I was surprised by one aspect of Perl’s autovivification a few weeks ago, and I’m surprised it’s taken over 20 years for me to run into it.

I’m used to autovivification being a handy thing when working with, for example, hashes of arrayrefs. Here I’m using autovivification to create hash entries in %users_by_category whenever a new one is added.

my %users_by_category;
for my $user ( @users ) {
    my $category = categorize($user);

    push @{$users_by_category{$category}}, $user;
}

This saves from having to do the tedious equivalent:

if ( not exists $users_by_category{$category} ) {
    $users_by_category{$category} = [];
}
push $users_by_category{$category}, $user;

Autovivification doesn’t work just because you dereference an undef value. For example:

my $x;
my $n = scalar @{$x};

Can't use an undefined value as an ARRAY reference at ...
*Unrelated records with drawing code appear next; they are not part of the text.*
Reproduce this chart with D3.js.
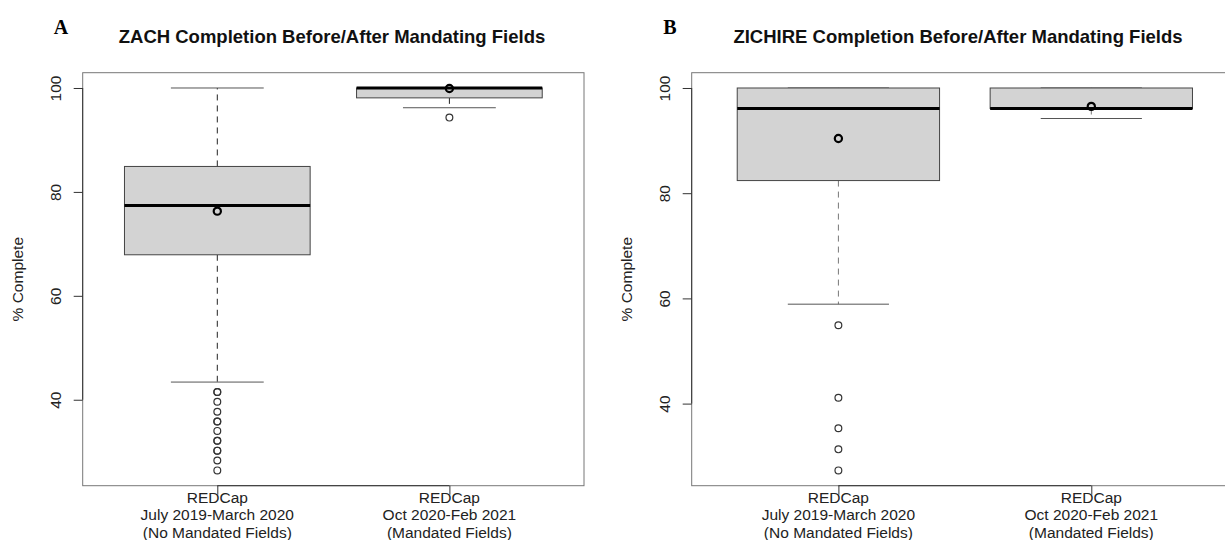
<!DOCTYPE html>
<html lang="en">
<head>
<meta charset="UTF-8" />
<title>Completion Before/After Mandating Fields</title>
<script src="https://d3js.org/d3.v7.min.js"></script>
<style>
  body { margin: 0; background: #fff; }
  svg { display: block; font-family: "Liberation Sans", Arial, Helvetica, sans-serif; }
</style>
</head>
<body>
<svg id="chart" width="1225" height="540"></svg>
<script>
// categories, shared by both panels
const groupLabels = [
  ["REDCap", "July 2019-March 2020", "(No Mandated Fields)"],
  ["REDCap", "Oct 2020-Feb 2021", "(Mandated Fields)"]
];
const yTicks = [40, 60, 80, 100];

// panel A - ZACH (box stats)
const zachLow = [43.4, 96.2];
const zachQ1 = [67.9, 98.1];
const zachMedian = [77.4, 100];
const zachQ3 = [84.9, 100];
const zachHigh = [100, 100];
const zachMean = [76.3, 99.9];
const zachOutliers = [
  [41.5, 41.5, 39.6, 37.7, 35.8, 35.8, 34.0, 32.1, 32.1, 30.2, 30.2, 28.3, 26.4],
  [94.3]
];

// panel B - ZICHIRE
const zichLow = [58.9, 94.2];
const zichQ1 = [82.4, 96.1];
const zichMedian = [96.1, 96.1];
const zichQ3 = [100, 100];
const zichHigh = [100, 100];
const zichMean = [90.4, 96.5];
const zichOutliers = [
  [54.9, 41.1, 35.3, 31.3, 27.3],
  []
];

const svg = d3.select("#chart");

const panels = [
  {
    letter: "A", letterX: 61,
    title: "ZACH Completion Before/After Mandating Fields", titleX: 332,
    left: 82.7, right: 584, top: 72.7, bottom: 485.7,
    low: zachLow, q1: zachQ1, med: zachMedian, q3: zachQ3, high: zachHigh,
    mean: zachMean, outliers: zachOutliers, whiskerColor: "#222"
  },
  {
    letter: "B", letterX: 670,
    title: "ZICHIRE Completion Before/After Mandating Fields", titleX: 958,
    left: 691.7, right: 1238, top: 72.7, bottom: 485.7,
    low: zichLow, q1: zichQ1, med: zichMedian, q3: zichQ3, high: zichHigh,
    mean: zichMean, outliers: zichOutliers, whiskerColor: "#777"
  }
];

panels.forEach(drawPanel);

function drawPanel(p) {
  const g = svg.append("g");
  const n = groupLabels.length;

  // R style limits: data range widened by 4%
  const all = p.low.concat(p.high, p.outliers.flat());
  const lo = d3.min(all), hi = d3.max(all);
  const pad = (hi - lo) * 0.04;
  const y = d3.scaleLinear().domain([lo - pad, hi + pad]).range([p.bottom, p.top]);
  const x = d3.scaleLinear().domain([0.5 - 0.08, n + 0.5 + 0.08]).range([p.left, p.right]);

  // panel letter and title
  g.append("text")
    .attr("x", p.letterX).attr("y", 34)
    .attr("text-anchor", "middle")
    .style("font-family", "'Liberation Serif', 'Times New Roman', serif")
    .style("font-weight", "bold")
    .style("font-size", "20px")
    .text(p.letter);

  g.append("text")
    .attr("x", p.titleX).attr("y", 43)
    .attr("text-anchor", "middle")
    .style("font-weight", "bold")
    .style("font-size", "18.5px")
    .attr("fill", "#111")
    .text(p.title);

  // boxes
  groupLabels.forEach((lab, i) => {
    const cx = x(i + 1);
    const half = x(i + 1 + 0.4) - cx;
    const staple = x(i + 1 + 0.2) - cx;
    const b = g.append("g");

    // whiskers
    b.append("line")
      .attr("x1", cx).attr("x2", cx)
      .attr("y1", y(p.q3[i])).attr("y2", y(p.high[i]))
      .attr("stroke", p.whiskerColor).attr("stroke-dasharray", "6,5");
    b.append("line")
      .attr("x1", cx).attr("x2", cx)
      .attr("y1", y(p.q1[i])).attr("y2", y(p.low[i]))
      .attr("stroke", p.whiskerColor).attr("stroke-dasharray", "6,5");

    // staples
    [p.high[i], p.low[i]].forEach(v => {
      b.append("line")
        .attr("x1", cx - staple).attr("x2", cx + staple)
        .attr("y1", y(v)).attr("y2", y(v))
        .attr("stroke", "#555");
    });

    b.append("rect")
      .attr("x", cx - half).attr("width", 2 * half)
      .attr("y", y(p.q3[i])).attr("height", y(p.q1[i]) - y(p.q3[i]))
      .attr("fill", "#d3d3d3").attr("stroke", "#444");

    b.append("line")
      .attr("x1", cx - half).attr("x2", cx + half)
      .attr("y1", y(p.med[i])).attr("y2", y(p.med[i]))
      .attr("stroke", "#000").attr("stroke-width", 3);

    b.selectAll(".outlier")
      .data(p.outliers[i])
      .enter()
      .append("circle")
      .attr("class", "outlier")
      .attr("cx", cx).attr("cy", d => y(d))
      .attr("r", 3.4)
      .attr("fill", "none").attr("stroke", "#333").attr("stroke-width", 1.2);

    b.append("circle")
      .attr("cx", cx).attr("cy", y(p.mean[i]))
      .attr("r", 3.6)
      .attr("fill", "none").attr("stroke", "#000").attr("stroke-width", 2.2);
  });

  // frame
  g.append("rect")
    .attr("x", p.left).attr("y", p.top)
    .attr("width", p.right - p.left).attr("height", p.bottom - p.top)
    .attr("fill", "none").attr("stroke", "#777");

  // y axis
  const ya = g.append("g")
    .attr("transform", `translate(${p.left},0)`)
    .call(d3.axisLeft(y).tickValues(yTicks).tickSize(9).tickFormat(d3.format("d")));
  ya.select(".domain").remove();
  ya.selectAll(".tick line").attr("stroke", "#333");
  ya.selectAll(".tick text")
    .attr("x", null).attr("dy", "0.35em")
    .attr("transform", "translate(-27,0) rotate(-90)")
    .attr("text-anchor", "middle")
    .attr("fill", "#222")
    .style("font-size", "15.5px")
    .style("font-family", null);
  ya.append("line")
    .attr("y1", y(d3.min(yTicks))).attr("y2", y(d3.max(yTicks)))
    .attr("stroke", "#333");

  g.append("text")
    .attr("transform", `translate(${p.left - 65},${(p.top + p.bottom) / 2}) rotate(-90)`)
    .attr("dy", "0.35em")
    .attr("text-anchor", "middle")
    .attr("fill", "#222")
    .style("font-size", "15.5px")
    .text("% Complete");

  // x axis
  const xa = g.append("g")
    .attr("transform", `translate(0,${p.bottom})`)
    .call(d3.axisBottom(x).tickValues(d3.range(1, n + 1)).tickSize(9).tickFormat(""));
  xa.select(".domain").remove();
  xa.selectAll(".tick line").attr("stroke", "#333");
  xa.append("line")
    .attr("x1", x(1)).attr("x2", x(n))
    .attr("stroke", "#333");

  groupLabels.forEach((lab, i) => {
    const t = g.append("text")
      .attr("text-anchor", "middle")
      .attr("fill", "#222")
      .style("font-size", "15.5px");
    lab.forEach((line, k) => {
      t.append("tspan")
        .attr("x", x(i + 1))
        .attr("y", p.bottom + 17 + k * 17.5)
        .text(line);
    });
  });
}
</script>
</body>
</html>
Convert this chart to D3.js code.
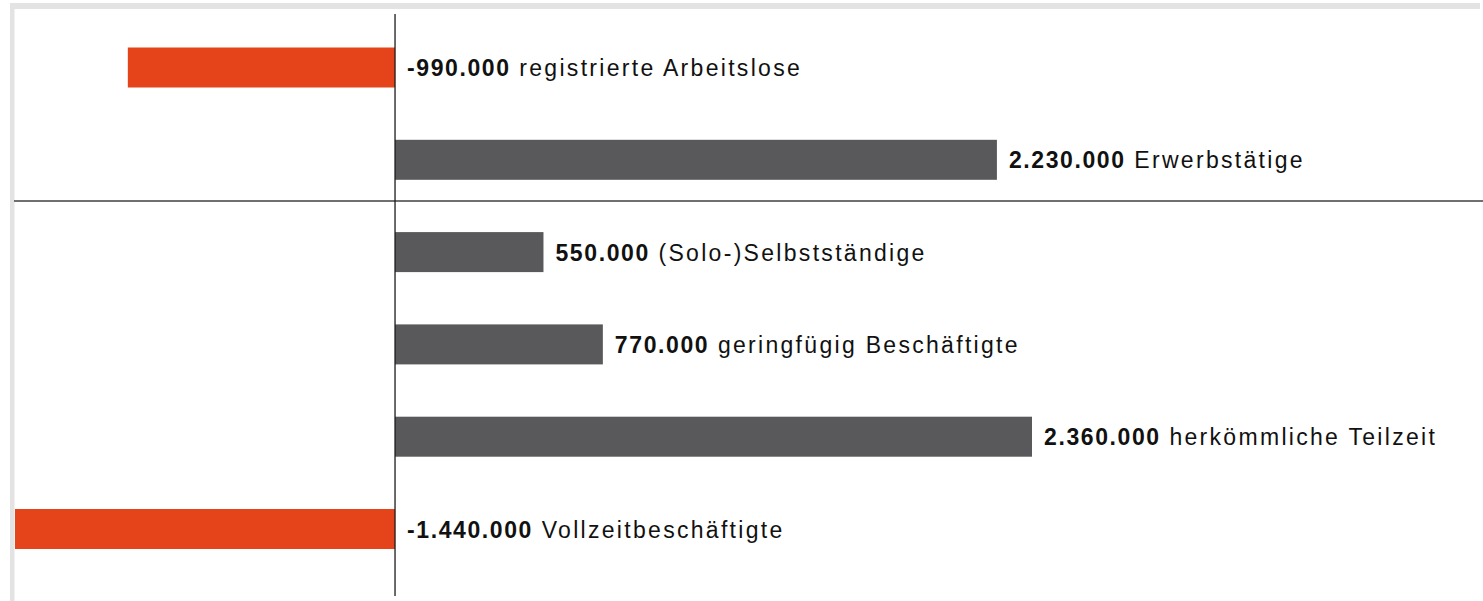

The push in the first example works because using @{$users_by_category{$category}} in a push makes it an “lvalue”, meaning it’s a value that can appear on the left side of an assignment operator, or something that can be assigned to.

What surprised me is that map, grep, for and function calls are all lvalue context.

They’re lvalues because in all those cases, the value of the array being passed can be modified. It makes perfect sense when I thought about it, but I’d never run into it.

Here’s an example with grep:

my $x;
grep {1} @{$x};
say "x is $x";

x is ARRAY(0x1e29fc8)

Or even just a regular function call:

sub foo {}
my $x;
foo(@{$x});
say "x is $x";

x is ARRAY(0x1059fc8)

To help protect against autovivification in your code when you’re not expecting it, you can look at the autovivification pragma available on CPAN.

Thanks to Leon Timmermans and Paul Evans for their input.